Mercati obbligazionari
Le difficoltà sui mercati azionari stanno regalando un po’ di sollievo agli asset obbligazionari, molti dei quali stanno viaggiando in terreno positivo. Anche le vicende sui mercati valutari hanno contribuito a disegnare le classifiche: risultano infatti eccellenti i risultati dei decennali governativi dell’area euro e gli obbligazionari esposti allo Yen ed alla sterlina inglese. I corsi sostenuti potrebbero rappresentare un livello interessante per alleggerire le proprie posizioni sulle scadenze lunghe.
Mercati valutari
Il biglietto verde sta tentando di rafforzarsi contro le principali valute per l’ennesima volta dall’inizio di quest’anno.
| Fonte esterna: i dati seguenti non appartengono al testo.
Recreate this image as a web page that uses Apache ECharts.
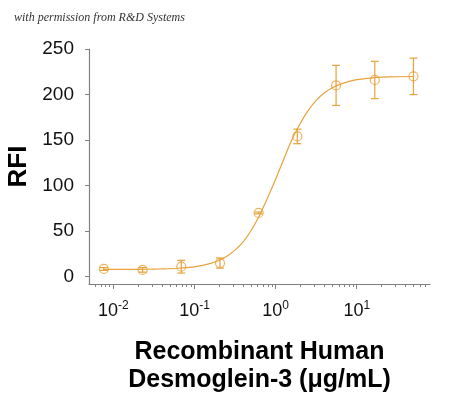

Il cambio euro-dollaro, dopo il rally del 2017, pare voler invertire la tendenza, e l’eventuale perdurare dell’oscillazione nel canale 1,224/1,244 potrebbe presto invalidare l’impostazione di medio lungo periodo.
Commodities
Il petrolio, particolarmente legato alla produzione mondiale, ha risentito pesantemente del crollo di febbraio, per poi recuperare brillantemente. Non ha però superato il test dei 66 dollari al barile, massimo di periodo, che lo ha respinto sui 64 dollari. La situazione è contrastata: da un lato le scorte Usa, che stanno puntando sullo shale oil, salgono oltre le aspettative, dall’altro Opec e Russia confermano la volontà di stabilizzare gli accordi sui tagli alla produzione.
Per i metalli ed i minerali la congiuntura è (quasi) tragica. La spirale discendente travolge in particolare il carbone: molti progetti sono fermi, si riduce il numero di centrali costruite mentre si dismettono quelle più vecchie, perché il boom delle fonti rinnovabili a costi competitivi sta mettendo in difficoltà la generazione elettrica con i combustibili fossili.